I'll try to remember it next time.

>> +#
>>   # Since: 3.0
>>   ##
>>   { 'enum': 'MirrorCopyMode',
>> -  'data': ['background', 'write-blocking'] }
>> +  'data': ['background', 'write-blocking',
>> 'write-blocking-after-ready'] }
>>     ##
>>   # @BlockJobInfo:
>
Fiona Ebner Feb. 2, 2023, 10:19 a.m. UTC | #5
Am 31.01.23 um 19:18 schrieb Denis V. Lunev:
> On 1/31/23 18:44, Vladimir Sementsov-Ogievskiy wrote:
>> + Den
>>
>> Den, I remember we thought about that, and probably had a solution?
>>
>> Another possible approach to get benefits from both modes is to switch
>> to blocking mode after first loop of copying. [*]
>>
>> Hmm. Thinking about proposed solution it seems, that [*] is better.
>> The main reason of "write-blocking" mode is to force convergence of
>> the mirror job. But you lose this thing if you postpone switching to
>> the moment when mirror becomes READY: we may never reach it.
>>
>>
>>
>> Or, may be we can selectively skip or block guest writes, to keep some
>> specified level of convergence?
>>
>> Or, we can start in "background" mode, track the speed of convergence
>> (like dirty-delta per minute), and switch to blocking if speed becomes
>> less than some threshold.
>>
> 
> That is absolutely correct. It would be very kind to start with
> asynchronous mirror and switch to the synchronous one after
> specific amount of loops. This should be somehow measured.
> 
> Originally we have thought about switching after the one loop
> (when basic background sending is done), but may be 2 iterations
> (initial + first one) would be better.
> 
> Talking about this specific approach and our past experience
> I should note that reaching completion point in the
> asynchronous mode was a real pain and slow down for the guest.
> We have intentionally switched at that time to the sync mode
> for that purpose. Thus this patch is a "worst half-way" for
> us.

While the asynchronous mode can take longer of course, the slowdown of
the guest is bigger with the synchronous mode, or what am I missing?

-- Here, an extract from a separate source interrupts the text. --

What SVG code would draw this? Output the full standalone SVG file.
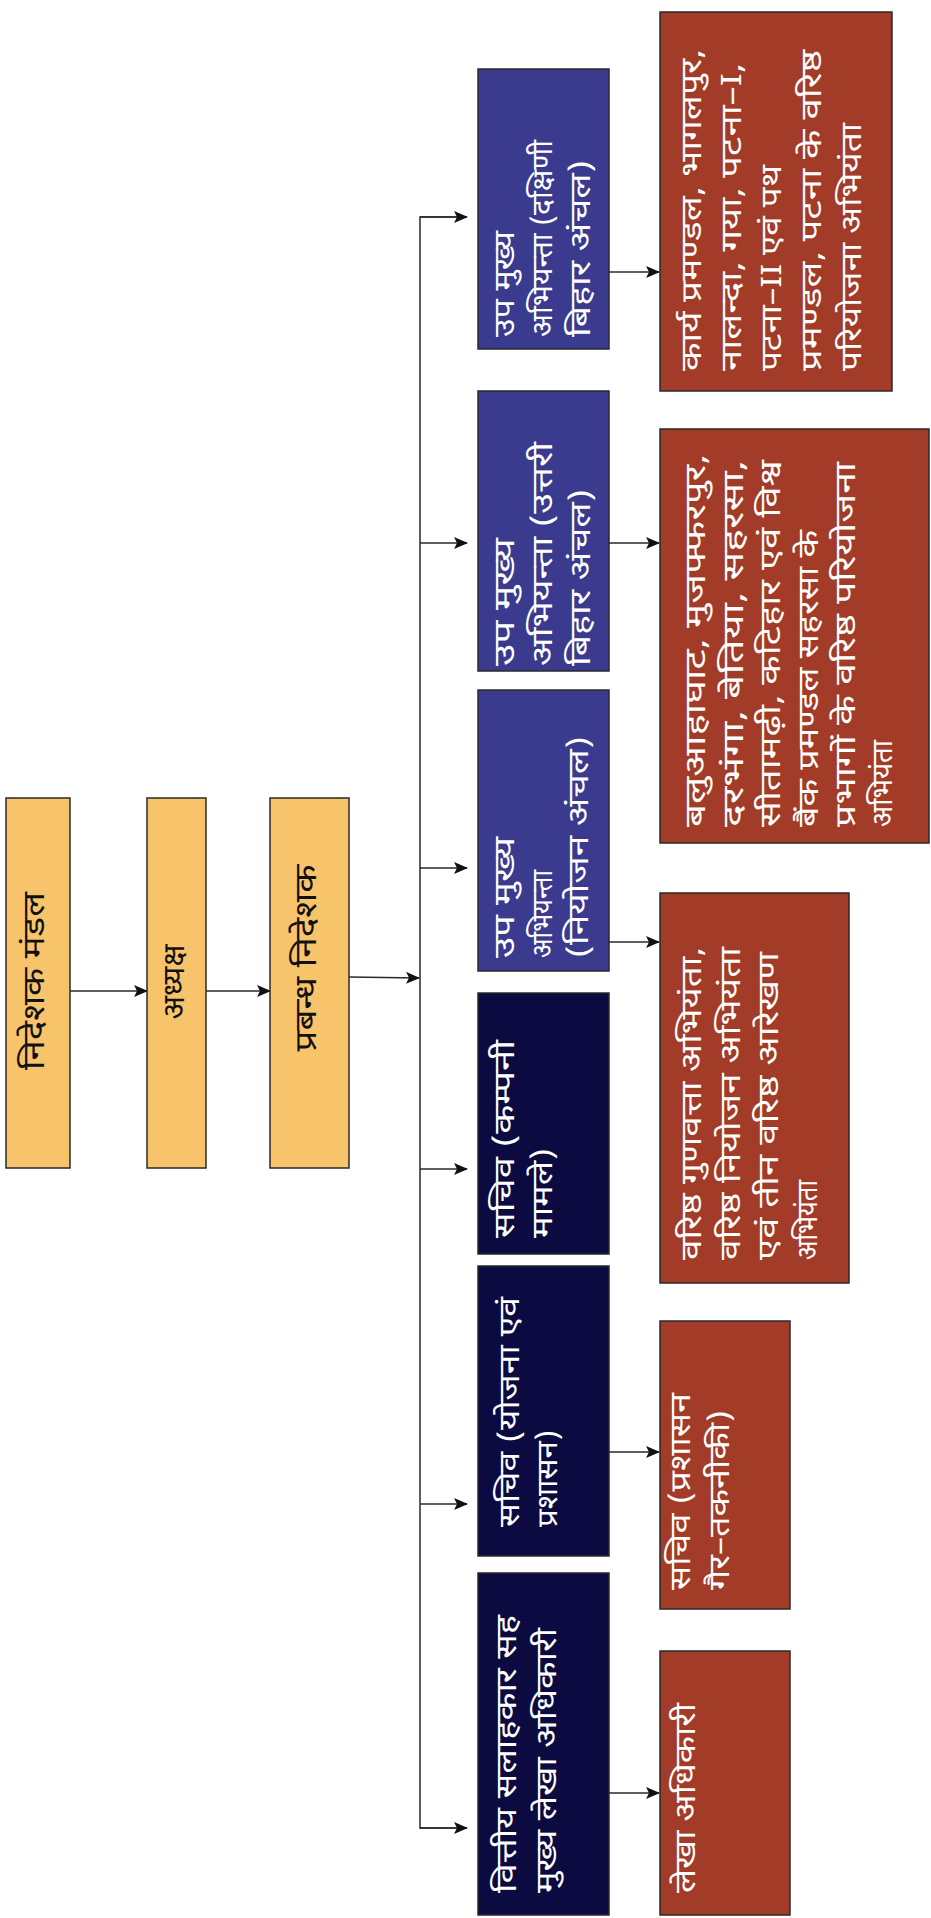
<svg xmlns="http://www.w3.org/2000/svg" width="931" height="1918" viewBox="0 0 931 1918">
<style>
.bx{stroke:#2a2a2a;stroke-width:1.5}
.yl{fill:#F8C46B}
.bm{fill:#3A3A8E}
.bd{fill:#0B0B42}
.rd{fill:#A23B28}
text{font-family:"Noto Sans Devanagari","Lohit Devanagari","Noto Sans","DejaVu Sans",sans-serif}
.w{fill:#FFFFFF;font-size:28px}
.k{fill:#111;font-size:30px;text-anchor:middle}
.c{stroke:#2a2a2a;stroke-width:1.5;fill:none}
.a{marker-end:url(#ah)}
</style>
<defs>
<marker id="ah" markerUnits="userSpaceOnUse" markerWidth="14" markerHeight="12" refX="13" refY="6" orient="auto">
<path d="M0,0 L14,6 L0,12 L3,6 z" fill="#111"/>
</marker>
</defs>
<rect width="931" height="1918" fill="#FFFFFF"/>

<g id="connectors">
<line class="c a" x1="70" y1="991" x2="147" y2="991"/>
<line class="c a" x1="206" y1="991" x2="270" y2="991"/>
<line class="c a" x1="349" y1="977" x2="419" y2="978"/>
<polyline class="c" points="466,217 420,217 420,1828 466,1828"/>
<line class="c a" x1="420" y1="217" x2="467" y2="217"/>
<line class="c a" x1="420" y1="543" x2="467" y2="543"/>
<line class="c a" x1="420" y1="868" x2="467" y2="868"/>
<line class="c a" x1="420" y1="1169" x2="467" y2="1169"/>
<line class="c a" x1="420" y1="1504" x2="467" y2="1504"/>
<line class="c a" x1="420" y1="1828" x2="467" y2="1828"/>
<line class="c a" x1="609" y1="272" x2="659" y2="272"/>
<line class="c a" x1="609" y1="543" x2="659" y2="543"/>
<line class="c a" x1="609" y1="942" x2="659" y2="942"/>
<line class="c a" x1="609" y1="1452" x2="659" y2="1452"/>
<line class="c a" x1="609" y1="1793" x2="659" y2="1793"/>
</g>

<g id="n-nideshak-mandal">
<rect class="bx yl" x="6" y="798" width="64" height="370"/>
<text class="k" transform="translate(44,981) rotate(-90)" textLength="178" lengthAdjust="spacingAndGlyphs">निदेशक मंडल</text>
</g>
<g id="n-adhyaksh">
<rect class="bx yl" x="147" y="798" width="59" height="370"/>
<text class="k" transform="translate(184,982) rotate(-90)" textLength="75" lengthAdjust="spacingAndGlyphs">अध्यक्ष</text>
</g>
<g id="n-prabandh-nideshak">
<rect class="bx yl" x="270" y="798" width="79" height="370"/>
<text class="k" transform="translate(316,958) rotate(-90)" textLength="187" lengthAdjust="spacingAndGlyphs">प्रबन्ध निदेशक</text>
</g>

<g id="n-dakshini">
<rect class="bx bm" x="478" y="69" width="131" height="280"/>
<text class="w" transform="translate(514,337) rotate(-90)" textLength="106" lengthAdjust="spacingAndGlyphs">उप मुख्य</text>
<text class="w" transform="translate(552,337) rotate(-90)" textLength="197" lengthAdjust="spacingAndGlyphs">अभियन्ता (दक्षिणी</text>
<text class="w" transform="translate(590,337) rotate(-90)" textLength="177" lengthAdjust="spacingAndGlyphs">बिहार अंचल)</text>
</g>
<g id="n-uttari">
<rect class="bx bm" x="478" y="391" width="131" height="280"/>
<text class="w" transform="translate(514,666) rotate(-90)" textLength="128" lengthAdjust="spacingAndGlyphs">उप मुख्य</text>
<text class="w" transform="translate(552,666) rotate(-90)" textLength="224" lengthAdjust="spacingAndGlyphs">अभियन्ता (उत्तरी</text>
<text class="w" transform="translate(590,666) rotate(-90)" textLength="177" lengthAdjust="spacingAndGlyphs">बिहार अंचल)</text>
</g>
<g id="n-niyojan">
<rect class="bx bm" x="478" y="690" width="131" height="281"/>
<text class="w" transform="translate(514,958) rotate(-90)" textLength="121" lengthAdjust="spacingAndGlyphs">उप मुख्य</text>
<text class="w" transform="translate(552,958) rotate(-90)" textLength="88" lengthAdjust="spacingAndGlyphs">अभियन्ता</text>
<text class="w" transform="translate(588,958) rotate(-90)" textLength="222" lengthAdjust="spacingAndGlyphs">(नियोजन अंचल)</text>
</g>
<g id="n-kampani">
<rect class="bx bd" x="478" y="993" width="131" height="261"/>
<text class="w" transform="translate(514,1238) rotate(-90)" textLength="198" lengthAdjust="spacingAndGlyphs">सचिव (कम्पनी</text>
<text class="w" transform="translate(552,1238) rotate(-90)" textLength="90" lengthAdjust="spacingAndGlyphs">मामले)</text>
</g>
<g id="n-yojana">
<rect class="bx bd" x="478" y="1266" width="131" height="290"/>
<text class="w" transform="translate(519,1527) rotate(-90)" textLength="230" lengthAdjust="spacingAndGlyphs">सचिव (योजना एवं</text>
<text class="w" transform="translate(557,1527) rotate(-90)" textLength="97" lengthAdjust="spacingAndGlyphs">प्रशासन)</text>
</g>
<g id="n-vittiya">
<rect class="bx bd" x="478" y="1573" width="131" height="342"/>
<text class="w" transform="translate(516,1893) rotate(-90)" textLength="278" lengthAdjust="spacingAndGlyphs">वित्तीय सलाहकार सह</text>
<text class="w" transform="translate(556,1893) rotate(-90)" textLength="265" lengthAdjust="spacingAndGlyphs">मुख्य लेखा अधिकारी</text>
</g>

<g id="n-dakshini-child">
<rect class="bx rd" x="660" y="12" width="232" height="379"/>
<text class="w" transform="translate(701,371) rotate(-90)" textLength="322" lengthAdjust="spacingAndGlyphs">कार्य प्रमण्डल, भागलपुर,</text>
<text class="w" transform="translate(741,371) rotate(-90)" textLength="308" lengthAdjust="spacingAndGlyphs">नालन्दा, गया, पटना–I,</text>
<text class="w" transform="translate(781,371) rotate(-90)" textLength="206" lengthAdjust="spacingAndGlyphs">पटना–II एवं पथ</text>
<text class="w" transform="translate(821,371) rotate(-90)" textLength="321" lengthAdjust="spacingAndGlyphs">प्रमण्डल, पटना के वरिष्ठ</text>
<text class="w" transform="translate(861,371) rotate(-90)" textLength="248" lengthAdjust="spacingAndGlyphs">परियोजना अभियंता</text>
</g>
<g id="n-uttari-child">
<rect class="bx rd" x="660" y="429" width="269" height="414"/>
<text class="w" transform="translate(705,827) rotate(-90)" textLength="373" lengthAdjust="spacingAndGlyphs">बलुआहाघाट, मुजफ्फरपुर,</text>
<text class="w" transform="translate(743,827) rotate(-90)" textLength="367" lengthAdjust="spacingAndGlyphs">दरभंगा, बेतिया, सहरसा,</text>
<text class="w" transform="translate(780,827) rotate(-90)" textLength="367" lengthAdjust="spacingAndGlyphs">सीतामढ़ी, कटिहार एवं विश्व</text>
<text class="w" transform="translate(818,827) rotate(-90)" textLength="297" lengthAdjust="spacingAndGlyphs">बैंक प्रमण्डल सहरसा के</text>
<text class="w" transform="translate(855,827) rotate(-90)" textLength="365" lengthAdjust="spacingAndGlyphs">प्रभागों के वरिष्ठ परियोजना</text>
<text class="w" transform="translate(892,827) rotate(-90)" textLength="87" lengthAdjust="spacingAndGlyphs">अभियंता</text>
</g>
<g id="n-niyojan-child">
<rect class="bx rd" x="660" y="893" width="189" height="390"/>
<text class="w" transform="translate(701,1260) rotate(-90)" textLength="313" lengthAdjust="spacingAndGlyphs">वरिष्ठ गुणवत्ता अभियंता,</text>
<text class="w" transform="translate(740,1260) rotate(-90)" textLength="313" lengthAdjust="spacingAndGlyphs">वरिष्ठ नियोजन अभियंता</text>
<text class="w" transform="translate(778,1260) rotate(-90)" textLength="308" lengthAdjust="spacingAndGlyphs">एवं तीन वरिष्ठ आरेखण</text>
<text class="w" transform="translate(817,1260) rotate(-90)" textLength="80" lengthAdjust="spacingAndGlyphs">अभियंता</text>
</g>
<g id="n-prashasan-child">
<rect class="bx rd" x="660" y="1321" width="130" height="288"/>
<text class="w" transform="translate(690,1590) rotate(-90)" textLength="197" lengthAdjust="spacingAndGlyphs">सचिव (प्रशासन</text>
<text class="w" transform="translate(729,1590) rotate(-90)" textLength="180" lengthAdjust="spacingAndGlyphs">गैर–तकनीकी)</text>
</g>
<g id="n-lekha-child">
<rect class="bx rd" x="660" y="1651" width="130" height="264"/>
<text class="w" transform="translate(695,1893) rotate(-90)" textLength="190" lengthAdjust="spacingAndGlyphs">लेखा अधिकारी</text>
</g>
</svg>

We have been using asynchronous mode for years (starting migration after
all drive-mirror jobs are READY) and AFAIK our users did not complain
about them not reaching READY or heavy slowdowns in the guest. We had
two reports about an assertion failure recently when drive-mirror still
got work left at the time the blockdrives are inactivated by migration.

> Frankly speaking I would say that this switch could be considered
> NOT QEMU job and we should just send a notification (event) for the
> completion of the each iteration and management software should
> take a decision to switch from async mode to the sync one.

Unfortunately, our management software is a bit limited in that regard
currently and making listening for events available in the necessary
place would take a bit of work. Having the switch command would nearly
be enough for us (we'd just switch after READY). But we'd also need that
when the switch happens after READY, that all remaining asynchronous
operations are finished by the command. Otherwise, the original issue
with inactivating block drives while mirror still has work remains. Do
those semantics for the switch sound acceptable?

> Under such a condition we should have a command to perform mode
> switch. This seems more QEMU/QAPI way :)
> 

I feel like a switch at an arbitrary time might be hard to do correctly,
i.e. to not miss some (implicit) assertion.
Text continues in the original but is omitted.